Nadella got a rich pay rise on his promotion, with a salary of $1.2 million, a maximum annual cash bonus of three times that and a stock award of $13.2 million for next fiscal year.

That is much more than the moderately paid Ballmer, who took home less than $1.3 million last year, chiefly because of his refusal to take stock awards, which he deemed unnecessary given his ownership of $12 billion worth of Microsoft shares.

Nadella's pay is modest in comparison to tech superstar Marissa Mayer, who got a compensation package that could total more than $70 million when she took the helm at Yahoo Inc two years ago.

PROS, CONS

The online element may play to the strengths of Nadella, who led the creation of Microsoft's Internet, or cloud, services.

Nadella has pushed the company in the direction of an Internet-based future, using its network of vast data centers to host products such as Office 365, a subscription-based online version of its ubiquitous business software.

He "bashed heads together on the product teams to get them to support cloud deployment in a consistent way," said Ted Schadler, an analyst at tech research firm Forrester. "Every software company has to engineer this shift to software as a service, because 10 years from now there'll be no such thing as a licensed piece of software."

Nadella is only its third CEO in 39 years, taking over from Ballmer, who inherited the job from Gates in 2000. His appointment ends a five-month search process triggered by the August announcement of Ballmer's decision to retire.

That was longer than many investors had expected.

"It's a relief this process is over," said Daniel Ives, an analyst at FBR Capital Markets. "Many investors view it as the 'safe pick' as Mr. Nadella is a born-and-bred Redmond insider. But the uphill battle continues for Microsoft on its path to growth."

The move is also a significant shift for Gates, who along with Apple's Steve Jobs was one of the key forces who shaped the personal computer revolution of the late 20th century, making him an icon of the new information economy and the world's richest person in the process.

Gates, 58, left day-to-day work at Microsoft in 2008 to focus on philanthropy at his Bill & Melinda Gates Foundation, which he says is still his main job. He owns 4.3 percent of Microsoft's outstanding shares.

"Satya's asked me to step up, substantially increasing the time that I spend at the company," Gates said in a video statement. "I'll have over a third of my time available to meet with product groups. It'll be fun to define this next round of products, working together."

Nadella, who describes himself as a cricket and poetry lover, called the appointment "humbling" in an email to employees. In a videotaped statement, he said he would focus on "ruthlessly" removing any obstacles to innovation.

Apart from Ford Motor's Mulally, Nadella also beat out other candidates for the job. Several were close to the company, like Stephen Elop, set to rejoin Microsoft when its acquisition of Nokia's handset business closes, and Tony Bates, the former Skype boss now in charge of business development.

Most agree that Nadella's background makes him a safe pair of hands to take the company forward, but there remains a question over his ability to make Microsoft a hit with consumers or with impatient shareholders.
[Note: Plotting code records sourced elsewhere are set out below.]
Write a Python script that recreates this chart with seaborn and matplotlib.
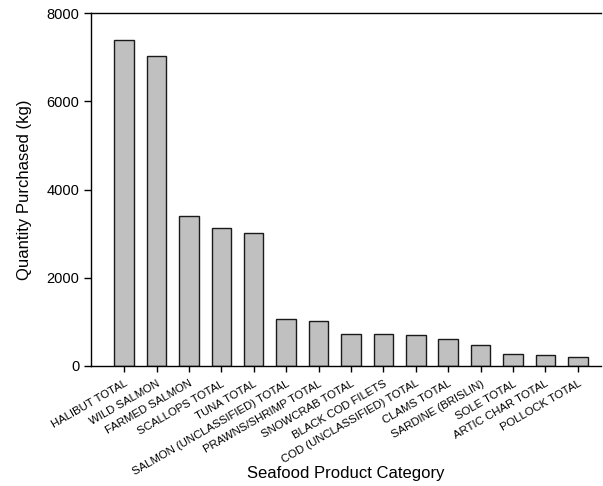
import matplotlib
matplotlib.use('Agg')
import matplotlib.pyplot as plt
import seaborn as sns
import pandas as pd

categories = ['HALIBUT TOTAL', 'WILD SALMON', 'FARMED SALMON', 'SCALLOPS TOTAL',
              'TUNA TOTAL', 'SALMON (UNCLASSIFIED) TOTAL', 'PRAWNS/SHRIMP TOTAL',
              'SNOWCRAB TOTAL', 'BLACK COD FILETS', 'COD (UNCLASSIFIED) TOTAL',
              'CLAMS TOTAL', 'SARDINE (BRISLIN)', 'SOLE TOTAL', 'ARTIC CHAR TOTAL',
              'POLLOCK TOTAL']
quantity = [7380, 7020, 3400, 3125, 3020, 1060, 1030, 720, 720, 705,
            600, 470, 270, 250, 210]
y_ticks = [0, 2000, 4000, 6000, 8000]

df = pd.DataFrame({'category': categories, 'quantity': quantity})

sns.set_style('ticks')
plt.rcParams['font.family'] = ['Liberation Sans', 'DejaVu Sans']
plt.rcParams['text.color'] = 'black'
plt.rcParams['xtick.color'] = 'black'
plt.rcParams['ytick.color'] = 'black'
plt.rcParams['axes.labelcolor'] = 'black'

fig = plt.figure(figsize=(6.03, 4.86), dpi=100)
ax = fig.add_axes([0.151, 0.247, 0.846, 0.726])

sns.barplot(data=df, x='category', y='quantity', color='#c0c0c0',
            edgecolor='#1a1a1a', linewidth=1.0, width=0.6, saturation=1, ax=ax)

ax.set_ylim(0, 8000)
ax.set_yticks(y_ticks)
ax.set_xlim(-1.02, 14.72)
ax.spines['right'].set_visible(False)
ax.spines['top'].set_visible(True)
for s in ax.spines.values():
    s.set_linewidth(1.0)
    s.set_color('black')

ax.tick_params(axis='y', labelsize=10.5, length=5, width=1)
ax.tick_params(axis='x', labelsize=8.2, length=4, width=1, pad=5)
plt.setp(ax.get_xticklabels(), rotation=30, ha='right', rotation_mode='anchor')

ax.set_xlabel('Seafood Product Category', fontsize=12)
ax.xaxis.set_label_coords(0.5, -0.283)
ax.set_ylabel('Quantity Purchased (kg)', fontsize=12, labelpad=10)

fig.savefig('out.png', dpi=100)
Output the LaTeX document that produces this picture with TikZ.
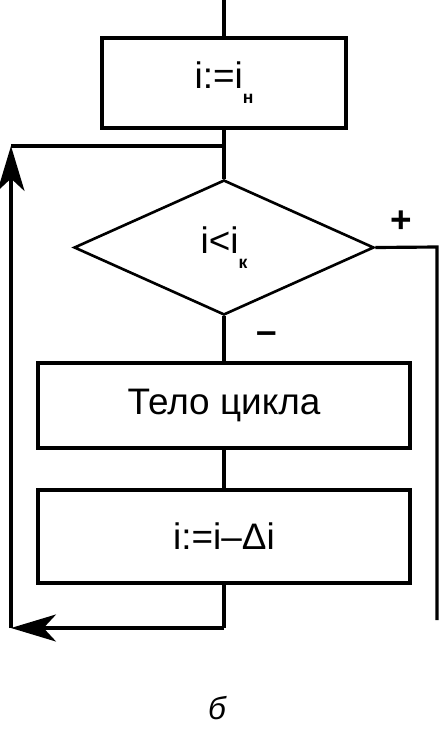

Even as Microsoft faces a slow erosion of its PC-centric Windows and Office franchises, some investors are campaigning for retrenchment and a bigger cut of the company's cash pile.

ValueAct Capital, which led a shareholder revolt last year that culminated in Ballmer's retirement, has pushed for the company to abandon ambitions to be a hardware maker, focus on its strengths with business software and return more capital.

That means refocusing on Office and Windows and distributing more of Microsoft's $84 billion in cash and short-term investments, though most of that is held overseas.

Nadella's immediate task may be to balance the demands of long- and short-term investors.

"That's a balance that John Thompson is going to provide," said Parakh.